::: Dataset records :::

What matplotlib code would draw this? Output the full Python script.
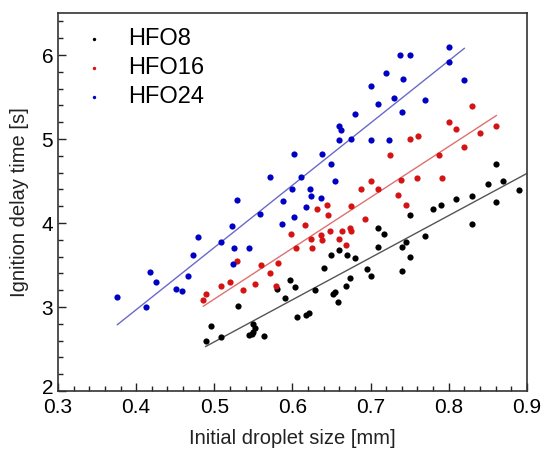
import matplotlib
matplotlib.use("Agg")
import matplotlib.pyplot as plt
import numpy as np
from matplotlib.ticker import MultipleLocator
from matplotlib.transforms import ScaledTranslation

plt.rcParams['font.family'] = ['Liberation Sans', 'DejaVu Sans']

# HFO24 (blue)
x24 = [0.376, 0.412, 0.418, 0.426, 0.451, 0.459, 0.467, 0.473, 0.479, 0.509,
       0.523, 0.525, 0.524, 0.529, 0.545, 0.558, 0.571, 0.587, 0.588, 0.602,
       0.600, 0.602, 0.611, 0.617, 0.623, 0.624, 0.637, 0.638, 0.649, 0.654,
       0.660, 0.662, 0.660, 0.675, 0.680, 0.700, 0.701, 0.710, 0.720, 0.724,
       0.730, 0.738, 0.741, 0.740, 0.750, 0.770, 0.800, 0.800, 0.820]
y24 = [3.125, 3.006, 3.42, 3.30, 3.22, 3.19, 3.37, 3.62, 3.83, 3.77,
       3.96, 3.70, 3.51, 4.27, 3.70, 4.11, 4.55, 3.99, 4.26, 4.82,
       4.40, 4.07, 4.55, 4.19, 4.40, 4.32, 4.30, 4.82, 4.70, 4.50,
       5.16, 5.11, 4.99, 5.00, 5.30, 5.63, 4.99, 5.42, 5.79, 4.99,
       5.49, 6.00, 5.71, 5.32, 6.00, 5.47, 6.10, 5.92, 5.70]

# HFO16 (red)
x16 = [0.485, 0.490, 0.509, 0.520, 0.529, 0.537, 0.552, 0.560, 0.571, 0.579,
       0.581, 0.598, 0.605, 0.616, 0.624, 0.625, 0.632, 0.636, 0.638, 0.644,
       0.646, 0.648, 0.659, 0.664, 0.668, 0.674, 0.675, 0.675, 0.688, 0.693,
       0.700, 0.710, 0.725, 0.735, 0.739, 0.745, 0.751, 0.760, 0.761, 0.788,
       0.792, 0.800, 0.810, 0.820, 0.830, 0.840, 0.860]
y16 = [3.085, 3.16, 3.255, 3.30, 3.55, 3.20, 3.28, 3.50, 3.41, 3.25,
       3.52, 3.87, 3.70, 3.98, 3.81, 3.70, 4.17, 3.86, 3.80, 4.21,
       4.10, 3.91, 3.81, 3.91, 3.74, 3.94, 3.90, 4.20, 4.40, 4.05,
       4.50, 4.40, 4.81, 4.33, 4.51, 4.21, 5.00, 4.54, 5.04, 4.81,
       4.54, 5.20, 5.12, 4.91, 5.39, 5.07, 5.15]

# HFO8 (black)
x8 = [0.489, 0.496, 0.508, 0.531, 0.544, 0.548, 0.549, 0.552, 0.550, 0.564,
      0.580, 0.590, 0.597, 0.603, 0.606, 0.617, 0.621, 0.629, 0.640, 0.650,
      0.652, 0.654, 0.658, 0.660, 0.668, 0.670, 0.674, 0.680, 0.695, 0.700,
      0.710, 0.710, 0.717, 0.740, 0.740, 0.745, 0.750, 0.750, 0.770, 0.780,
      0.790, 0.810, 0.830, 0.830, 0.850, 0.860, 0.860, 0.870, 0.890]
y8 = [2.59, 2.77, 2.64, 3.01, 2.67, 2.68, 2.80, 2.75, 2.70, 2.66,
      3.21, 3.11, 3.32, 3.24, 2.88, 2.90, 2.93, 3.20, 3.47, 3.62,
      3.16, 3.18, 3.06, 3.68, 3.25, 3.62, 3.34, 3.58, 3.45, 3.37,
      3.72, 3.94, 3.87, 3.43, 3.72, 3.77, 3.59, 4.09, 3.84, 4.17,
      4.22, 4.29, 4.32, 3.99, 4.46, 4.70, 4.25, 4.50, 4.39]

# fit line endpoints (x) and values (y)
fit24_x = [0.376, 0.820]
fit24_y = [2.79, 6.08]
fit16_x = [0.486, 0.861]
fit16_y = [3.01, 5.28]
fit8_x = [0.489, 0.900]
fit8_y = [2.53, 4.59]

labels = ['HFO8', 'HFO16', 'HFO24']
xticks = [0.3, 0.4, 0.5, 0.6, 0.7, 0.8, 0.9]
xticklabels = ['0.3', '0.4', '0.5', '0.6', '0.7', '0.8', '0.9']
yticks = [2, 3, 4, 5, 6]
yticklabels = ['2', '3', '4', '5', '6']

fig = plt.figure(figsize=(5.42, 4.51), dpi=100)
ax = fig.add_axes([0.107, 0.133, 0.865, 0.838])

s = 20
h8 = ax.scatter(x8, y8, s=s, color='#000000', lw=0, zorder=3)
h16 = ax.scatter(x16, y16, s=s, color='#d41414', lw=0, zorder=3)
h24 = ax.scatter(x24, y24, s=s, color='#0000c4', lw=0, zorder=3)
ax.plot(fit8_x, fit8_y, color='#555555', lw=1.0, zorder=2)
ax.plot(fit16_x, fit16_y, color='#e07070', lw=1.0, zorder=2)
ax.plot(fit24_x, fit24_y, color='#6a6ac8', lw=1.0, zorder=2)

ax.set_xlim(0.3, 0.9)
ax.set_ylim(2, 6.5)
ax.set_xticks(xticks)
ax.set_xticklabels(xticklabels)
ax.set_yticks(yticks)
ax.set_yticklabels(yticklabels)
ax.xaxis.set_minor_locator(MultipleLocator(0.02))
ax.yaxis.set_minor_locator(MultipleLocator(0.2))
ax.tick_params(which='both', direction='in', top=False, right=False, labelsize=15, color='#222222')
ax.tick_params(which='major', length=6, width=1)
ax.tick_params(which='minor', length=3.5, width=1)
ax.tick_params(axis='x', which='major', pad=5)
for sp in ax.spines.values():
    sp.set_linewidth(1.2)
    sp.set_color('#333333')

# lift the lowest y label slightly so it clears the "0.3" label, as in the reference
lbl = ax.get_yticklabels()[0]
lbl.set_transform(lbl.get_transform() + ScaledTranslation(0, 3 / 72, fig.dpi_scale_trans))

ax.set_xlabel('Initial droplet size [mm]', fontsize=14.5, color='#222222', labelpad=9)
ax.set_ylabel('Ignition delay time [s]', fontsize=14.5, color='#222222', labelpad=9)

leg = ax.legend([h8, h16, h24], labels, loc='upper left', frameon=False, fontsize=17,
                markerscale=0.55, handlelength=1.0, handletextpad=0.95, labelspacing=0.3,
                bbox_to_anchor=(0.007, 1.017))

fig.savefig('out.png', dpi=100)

:::
::: Dataset records :::

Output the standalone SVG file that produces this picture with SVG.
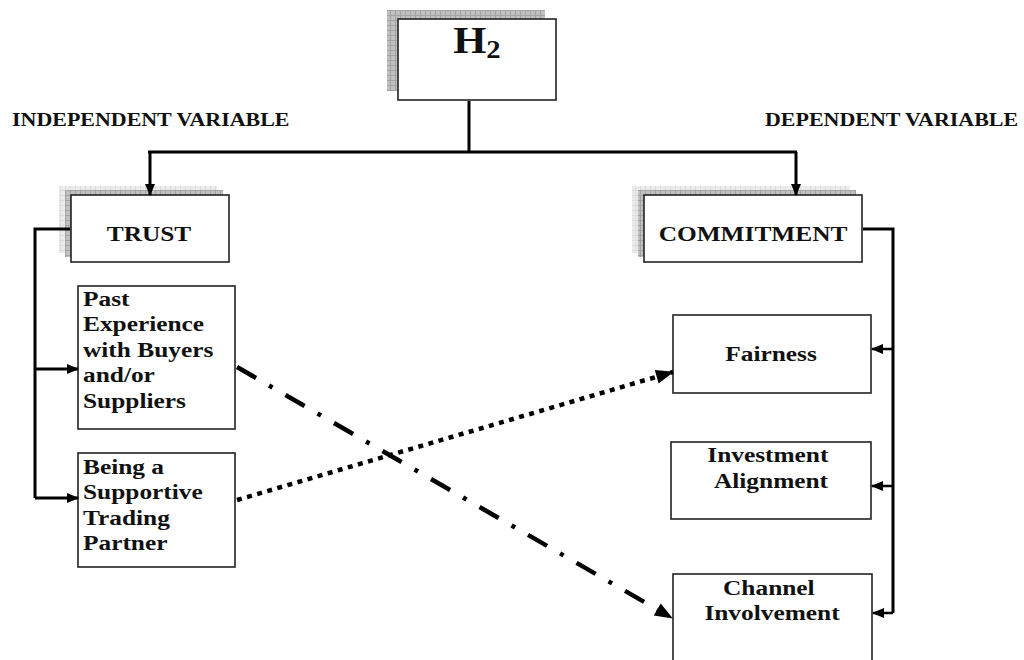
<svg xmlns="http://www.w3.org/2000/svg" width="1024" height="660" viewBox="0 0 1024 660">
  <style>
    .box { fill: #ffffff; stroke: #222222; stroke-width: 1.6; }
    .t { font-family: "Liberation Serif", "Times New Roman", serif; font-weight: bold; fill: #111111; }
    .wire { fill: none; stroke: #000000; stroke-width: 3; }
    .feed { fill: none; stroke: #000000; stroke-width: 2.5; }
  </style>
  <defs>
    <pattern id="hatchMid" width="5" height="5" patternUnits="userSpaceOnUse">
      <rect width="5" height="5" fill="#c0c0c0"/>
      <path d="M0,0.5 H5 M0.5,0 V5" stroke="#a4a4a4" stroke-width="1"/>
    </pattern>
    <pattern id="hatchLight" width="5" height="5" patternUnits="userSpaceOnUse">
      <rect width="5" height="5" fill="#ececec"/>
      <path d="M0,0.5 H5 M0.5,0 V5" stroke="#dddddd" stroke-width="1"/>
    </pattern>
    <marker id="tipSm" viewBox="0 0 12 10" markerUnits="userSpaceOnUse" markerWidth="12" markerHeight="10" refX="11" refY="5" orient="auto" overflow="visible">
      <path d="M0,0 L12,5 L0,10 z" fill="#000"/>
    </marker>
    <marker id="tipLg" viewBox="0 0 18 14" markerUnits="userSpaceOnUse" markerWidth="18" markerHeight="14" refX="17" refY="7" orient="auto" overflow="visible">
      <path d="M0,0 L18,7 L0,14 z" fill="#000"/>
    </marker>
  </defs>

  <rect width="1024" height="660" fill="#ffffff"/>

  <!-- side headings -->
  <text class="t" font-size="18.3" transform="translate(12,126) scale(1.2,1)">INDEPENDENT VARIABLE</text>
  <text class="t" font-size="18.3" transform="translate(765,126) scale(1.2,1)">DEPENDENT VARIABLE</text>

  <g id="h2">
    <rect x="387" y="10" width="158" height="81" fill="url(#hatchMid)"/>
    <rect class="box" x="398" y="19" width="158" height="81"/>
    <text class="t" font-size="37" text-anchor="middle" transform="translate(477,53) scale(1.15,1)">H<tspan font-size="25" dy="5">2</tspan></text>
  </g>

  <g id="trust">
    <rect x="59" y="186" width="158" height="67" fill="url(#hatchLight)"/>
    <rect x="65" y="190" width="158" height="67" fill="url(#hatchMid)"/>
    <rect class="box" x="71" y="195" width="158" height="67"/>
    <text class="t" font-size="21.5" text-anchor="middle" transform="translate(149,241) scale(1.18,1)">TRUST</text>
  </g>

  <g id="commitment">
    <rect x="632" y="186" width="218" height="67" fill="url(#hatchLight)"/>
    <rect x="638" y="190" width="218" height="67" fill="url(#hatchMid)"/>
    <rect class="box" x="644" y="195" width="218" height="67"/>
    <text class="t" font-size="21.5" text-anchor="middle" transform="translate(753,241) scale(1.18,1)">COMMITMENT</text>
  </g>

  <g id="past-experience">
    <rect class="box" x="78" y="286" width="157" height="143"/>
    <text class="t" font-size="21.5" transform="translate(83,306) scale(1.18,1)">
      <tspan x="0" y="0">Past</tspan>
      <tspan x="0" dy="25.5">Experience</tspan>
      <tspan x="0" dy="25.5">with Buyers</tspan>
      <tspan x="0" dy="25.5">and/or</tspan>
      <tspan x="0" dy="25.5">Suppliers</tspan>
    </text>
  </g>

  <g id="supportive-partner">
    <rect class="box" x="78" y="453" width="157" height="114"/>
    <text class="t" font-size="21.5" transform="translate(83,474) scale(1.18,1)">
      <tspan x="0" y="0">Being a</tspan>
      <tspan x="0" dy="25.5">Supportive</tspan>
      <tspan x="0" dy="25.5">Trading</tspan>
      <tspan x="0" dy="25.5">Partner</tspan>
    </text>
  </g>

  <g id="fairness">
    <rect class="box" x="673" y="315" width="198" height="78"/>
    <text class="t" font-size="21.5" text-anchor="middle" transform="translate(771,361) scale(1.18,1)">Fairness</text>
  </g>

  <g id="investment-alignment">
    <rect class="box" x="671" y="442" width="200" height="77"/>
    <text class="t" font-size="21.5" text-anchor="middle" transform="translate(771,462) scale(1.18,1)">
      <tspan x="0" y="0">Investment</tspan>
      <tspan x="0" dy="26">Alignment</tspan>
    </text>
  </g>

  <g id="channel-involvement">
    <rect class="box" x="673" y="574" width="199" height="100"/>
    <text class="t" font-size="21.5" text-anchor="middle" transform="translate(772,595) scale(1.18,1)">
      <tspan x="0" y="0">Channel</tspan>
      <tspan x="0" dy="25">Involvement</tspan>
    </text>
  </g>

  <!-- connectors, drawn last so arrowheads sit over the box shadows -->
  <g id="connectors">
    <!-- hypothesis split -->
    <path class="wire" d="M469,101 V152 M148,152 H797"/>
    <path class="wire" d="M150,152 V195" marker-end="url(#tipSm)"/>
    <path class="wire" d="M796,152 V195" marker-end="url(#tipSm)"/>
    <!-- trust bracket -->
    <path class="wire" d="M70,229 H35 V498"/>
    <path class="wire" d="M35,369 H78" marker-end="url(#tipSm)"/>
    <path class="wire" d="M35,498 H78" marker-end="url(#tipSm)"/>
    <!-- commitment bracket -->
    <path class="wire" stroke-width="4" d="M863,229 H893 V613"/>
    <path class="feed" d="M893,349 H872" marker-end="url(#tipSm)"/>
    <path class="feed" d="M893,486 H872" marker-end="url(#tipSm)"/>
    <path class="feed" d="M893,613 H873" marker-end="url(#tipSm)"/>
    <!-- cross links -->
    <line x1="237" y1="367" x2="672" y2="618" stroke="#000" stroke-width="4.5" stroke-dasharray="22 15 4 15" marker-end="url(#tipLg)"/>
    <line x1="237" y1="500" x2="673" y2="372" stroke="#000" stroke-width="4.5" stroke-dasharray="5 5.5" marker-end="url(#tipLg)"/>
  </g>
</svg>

:::

Include both the line containing "What matplotlib code" and the line containing "4.54, 5.20, 5.12, 4.91, 5.39, 5.07, 5.15]" when you write out everything between them, exactly. Leave the pictures out.

Solution →
What matplotlib code would draw this? Output the full Python script.
import matplotlib
matplotlib.use("Agg")
import matplotlib.pyplot as plt
import numpy as np
from matplotlib.ticker import MultipleLocator
from matplotlib.transforms import ScaledTranslation

plt.rcParams['font.family'] = ['Liberation Sans', 'DejaVu Sans']

# HFO24 (blue)
x24 = [0.376, 0.412, 0.418, 0.426, 0.451, 0.459, 0.467, 0.473, 0.479, 0.509,
       0.523, 0.525, 0.524, 0.529, 0.545, 0.558, 0.571, 0.587, 0.588, 0.602,
       0.600, 0.602, 0.611, 0.617, 0.623, 0.624, 0.637, 0.638, 0.649, 0.654,
       0.660, 0.662, 0.660, 0.675, 0.680, 0.700, 0.701, 0.710, 0.720, 0.724,
       0.730, 0.738, 0.741, 0.740, 0.750, 0.770, 0.800, 0.800, 0.820]
y24 = [3.125, 3.006, 3.42, 3.30, 3.22, 3.19, 3.37, 3.62, 3.83, 3.77,
       3.96, 3.70, 3.51, 4.27, 3.70, 4.11, 4.55, 3.99, 4.26, 4.82,
       4.40, 4.07, 4.55, 4.19, 4.40, 4.32, 4.30, 4.82, 4.70, 4.50,
       5.16, 5.11, 4.99, 5.00, 5.30, 5.63, 4.99, 5.42, 5.79, 4.99,
       5.49, 6.00, 5.71, 5.32, 6.00, 5.47, 6.10, 5.92, 5.70]

# HFO16 (red)
x16 = [0.485, 0.490, 0.509, 0.520, 0.529, 0.537, 0.552, 0.560, 0.571, 0.579,
       0.581, 0.598, 0.605, 0.616, 0.624, 0.625, 0.632, 0.636, 0.638, 0.644,
       0.646, 0.648, 0.659, 0.664, 0.668, 0.674, 0.675, 0.675, 0.688, 0.693,
       0.700, 0.710, 0.725, 0.735, 0.739, 0.745, 0.751, 0.760, 0.761, 0.788,
       0.792, 0.800, 0.810, 0.820, 0.830, 0.840, 0.860]
y16 = [3.085, 3.16, 3.255, 3.30, 3.55, 3.20, 3.28, 3.50, 3.41, 3.25,
       3.52, 3.87, 3.70, 3.98, 3.81, 3.70, 4.17, 3.86, 3.80, 4.21,
       4.10, 3.91, 3.81, 3.91, 3.74, 3.94, 3.90, 4.20, 4.40, 4.05,
       4.50, 4.40, 4.81, 4.33, 4.51, 4.21, 5.00, 4.54, 5.04, 4.81,
       4.54, 5.20, 5.12, 4.91, 5.39, 5.07, 5.15]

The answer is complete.